-- Stated goal --
Reproduce the listing below character for character; drop every image.

-- Supplied material --
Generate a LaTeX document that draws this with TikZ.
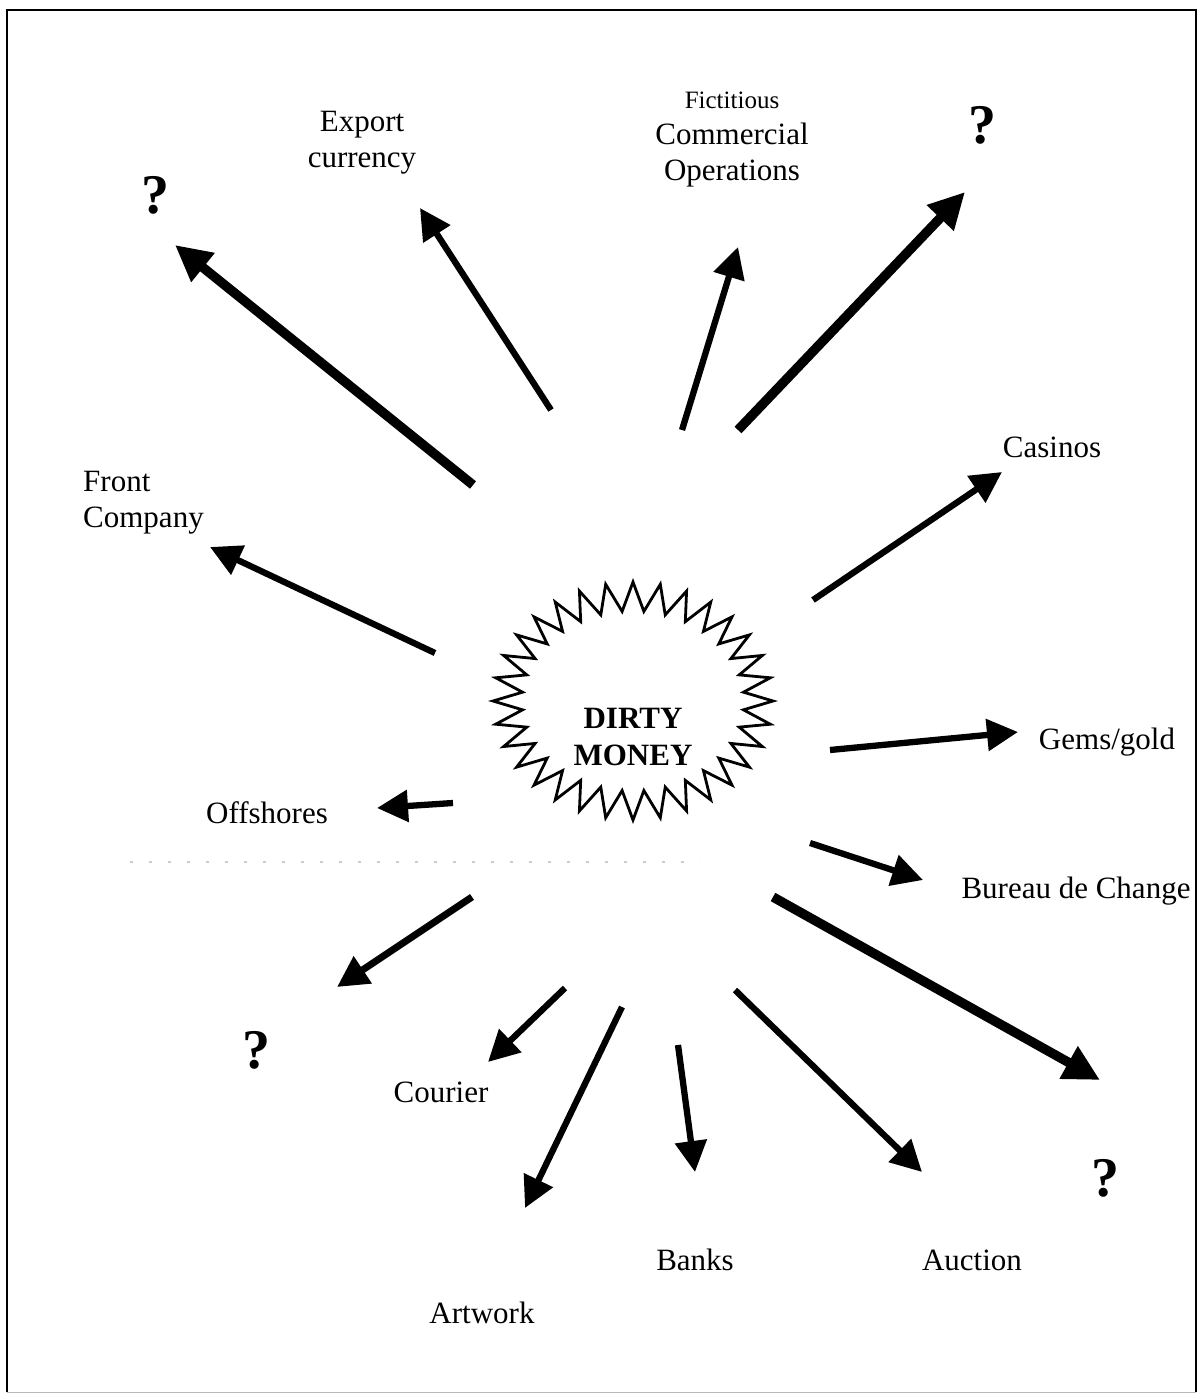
\documentclass[tikz,border=0pt]{standalone}
\usepackage{fontspec}
\setmainfont{Liberation Serif}
\usetikzlibrary{arrows.meta}
\tikzset{
  thinarrow/.style={line width=6.3pt, -{Triangle[length=31pt,width=31pt]}},
  thickarrow/.style={line width=9.5pt, -{Triangle[length=36pt,width=35pt]}},
  lbl/.style={font=\fontsize{31}{36}\selectfont, inner sep=0pt, align=center},
  qmark/.style={font=\fontsize{56}{56}\selectfont\bfseries, inner sep=0pt},
  starline/.style={line width=2.8pt, line join=miter},
  frameline/.style={line width=2.4pt},
}
\begin{document}
\begin{tikzpicture}[x=1pt,y=-1pt]
\useasboundingbox (0,0) rectangle (1203,1399);
% frame
\draw[frameline] (7,1392) -- (7,10) -- (1196,10) -- (1196,1392);
\draw[gray!55, line width=1pt] (7,1392) -- (1196,1392);
% faint scan line
\draw[gray!40, line width=1.5pt, dash pattern=on 3pt off 16pt] (130,862) -- (700,862);
% star
\begin{scope}[shift={(633,701)}]
\draw[starline] (5.625:111 and 90)
  \foreach \i in {1,...,31}{ -- ({\i*11.25}:140 and 119) -- ({\i*11.25+5.625}:111 and 90)}
  -- (0:140 and 119) -- cycle;
\end{scope}
\node[lbl, font=\fontsize{31}{37}\selectfont\bfseries] (dm) at (633,737) {DIRTY\\MONEY};
% labels
\node[qmark] (qtl) at (155,195) {?};
\node[lbl] (export) at (362,143) {Export\\currency};
\node[lbl] (fict) at (732,140) {{\fontsize{25}{30}\selectfont Fictitious}\\Commercial\\Operations};
\node[qmark] (qtr) at (982,125) {?};
\node[lbl] (casinos) at (1052,447) {Casinos};
\node[lbl, anchor=west, align=left] (front) at (83,503) {Front\\Company};
\node[lbl] (gems) at (1107,742) {Gems/gold};
\node[lbl] (off) at (267,813) {Offshores};
\node[lbl] (bureau) at (1076,891) {Bureau de Change};
\node[qmark] (qbl) at (256,1050) {?};
\node[lbl] (courier) at (441,1092) {Courier};
\node[lbl] (artwork) at (482,1313) {Artwork};
\node[lbl] (banks) at (695,1260) {Banks};
\node[lbl] (auction) at (972,1260) {Auction};
\node[qmark] (qbr) at (1105,1178) {?};
% arrow ends
\coordinate (t1) at (473,485);  \coordinate (h1) at (175,245);
\coordinate (t2) at (551,410);  \coordinate (h2) at (420,208);
\coordinate (t3) at (682,430);  \coordinate (h3) at (738,247);
\coordinate (t4) at (738,430);  \coordinate (h4) at (965,192);
\coordinate (t5) at (813,600);  \coordinate (h5) at (1002,472);
\coordinate (t6) at (435,653);  \coordinate (h6) at (210,547);
\coordinate (t7) at (830,750);  \coordinate (h7) at (1018,732);
\coordinate (t8) at (453,803);  \coordinate (h8) at (377,808);
\coordinate (t9) at (810,843);  \coordinate (h9) at (923,880);
\coordinate (t10) at (472,897); \coordinate (h10) at (337,987);
\coordinate (t11) at (565,988); \coordinate (h11) at (488,1062);
\coordinate (t12) at (622,1007);\coordinate (h12) at (525,1208);
\coordinate (t13) at (678,1045);\coordinate (h13) at (695,1172);
\coordinate (t14) at (735,990); \coordinate (h14) at (922,1172);
\coordinate (t15) at (773,897); \coordinate (h15) at (1100,1080);
% arrows
\draw[thickarrow] (t1) -- (h1);
\draw[thinarrow] (t2) -- (h2);
\draw[thinarrow] (t3) -- (h3);
\draw[thickarrow] (t4) -- (h4);
\draw[thinarrow] (t5) -- (h5);
\draw[thinarrow] (t6) -- (h6);
\draw[thinarrow] (t7) -- (h7);
\draw[thinarrow] (t8) -- (h8);
\draw[thinarrow] (t9) -- (h9);
\draw[thinarrow, line width=7pt] (t10) -- (h10);
\draw[thinarrow] (t11) -- (h11);
\draw[thinarrow] (t12) -- (h12);
\draw[thinarrow] (t13) -- (h13);
\draw[thinarrow] (t14) -- (h14);
\draw[thickarrow] (t15) -- (h15);
\end{tikzpicture}
\end{document}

-- In response --
Generate a LaTeX document that draws this with TikZ.
\documentclass[tikz,border=0pt]{standalone}
\usepackage{fontspec}
\setmainfont{Liberation Serif}
\usetikzlibrary{arrows.meta}
\tikzset{
  thinarrow/.style={line width=6.3pt, -{Triangle[length=31pt,width=31pt]}},
  thickarrow/.style={line width=9.5pt, -{Triangle[length=36pt,width=35pt]}},
  lbl/.style={font=\fontsize{31}{36}\selectfont, inner sep=0pt, align=center},
  qmark/.style={font=\fontsize{56}{56}\selectfont\bfseries, inner sep=0pt},
  starline/.style={line width=2.8pt, line join=miter},
  frameline/.style={line width=2.4pt},
}
\begin{document}
\begin{tikzpicture}[x=1pt,y=-1pt]
\useasboundingbox (0,0) rectangle (1203,1399);
% frame
\draw[frameline] (7,1392) -- (7,10) -- (1196,10) -- (1196,1392);
\draw[gray!55, line width=1pt] (7,1392) -- (1196,1392);
% faint scan line
\draw[gray!40, line width=1.5pt, dash pattern=on 3pt off 16pt] (130,862) -- (700,862);
% star
\begin{scope}[shift={(633,701)}]
\draw[starline] (5.625:111 and 90)
  \foreach \i in {1,...,31}{ -- ({\i*11.25}:140 and 119) -- ({\i*11.25+5.625}:111 and 90)}
  -- (0:140 and 119) -- cycle;
\end{scope}
\node[lbl, font=\fontsize{31}{37}\selectfont\bfseries] (dm) at (633,737) {DIRTY\\MONEY};
% labels
\node[qmark] (qtl) at (155,195) {?};
\node[lbl] (export) at (362,143) {Export\\currency};
\node[lbl] (fict) at (732,140) {{\fontsize{25}{30}\selectfont Fictitious}\\Commercial\\Operations};
\node[qmark] (qtr) at (982,125) {?};
\node[lbl] (casinos) at (1052,447) {Casinos};
\node[lbl, anchor=west, align=left] (front) at (83,503) {Front\\Company};
\node[lbl] (gems) at (1107,742) {Gems/gold};
\node[lbl] (off) at (267,813) {Offshores};
\node[lbl] (bureau) at (1076,891) {Bureau de Change};
\node[qmark] (qbl) at (256,1050) {?};
\node[lbl] (courier) at (441,1092) {Courier};
\node[lbl] (artwork) at (482,1313) {Artwork};
\node[lbl] (banks) at (695,1260) {Banks};
\node[lbl] (auction) at (972,1260) {Auction};
\node[qmark] (qbr) at (1105,1178) {?};
% arrow ends
\coordinate (t1) at (473,485);  \coordinate (h1) at (175,245);
\coordinate (t2) at (551,410);  \coordinate (h2) at (420,208);
\coordinate (t3) at (682,430);  \coordinate (h3) at (738,247);
\coordinate (t4) at (738,430);  \coordinate (h4) at (965,192);
\coordinate (t5) at (813,600);  \coordinate (h5) at (1002,472);
\coordinate (t6) at (435,653);  \coordinate (h6) at (210,547);
\coordinate (t7) at (830,750);  \coordinate (h7) at (1018,732);
\coordinate (t8) at (453,803);  \coordinate (h8) at (377,808);
\coordinate (t9) at (810,843);  \coordinate (h9) at (923,880);
\coordinate (t10) at (472,897); \coordinate (h10) at (337,987);
\coordinate (t11) at (565,988); \coordinate (h11) at (488,1062);
\coordinate (t12) at (622,1007);\coordinate (h12) at (525,1208);
\coordinate (t13) at (678,1045);\coordinate (h13) at (695,1172);
\coordinate (t14) at (735,990); \coordinate (h14) at (922,1172);
\coordinate (t15) at (773,897); \coordinate (h15) at (1100,1080);
% arrows
\draw[thickarrow] (t1) -- (h1);
\draw[thinarrow] (t2) -- (h2);
\draw[thinarrow] (t3) -- (h3);
\draw[thickarrow] (t4) -- (h4);
\draw[thinarrow] (t5) -- (h5);
\draw[thinarrow] (t6) -- (h6);
\draw[thinarrow] (t7) -- (h7);
\draw[thinarrow] (t8) -- (h8);
\draw[thinarrow] (t9) -- (h9);
\draw[thinarrow, line width=7pt] (t10) -- (h10);
\draw[thinarrow] (t11) -- (h11);
\draw[thinarrow] (t12) -- (h12);
\draw[thinarrow] (t13) -- (h13);
\draw[thinarrow] (t14) -- (h14);
\draw[thickarrow] (t15) -- (h15);
\end{tikzpicture}
\end{document}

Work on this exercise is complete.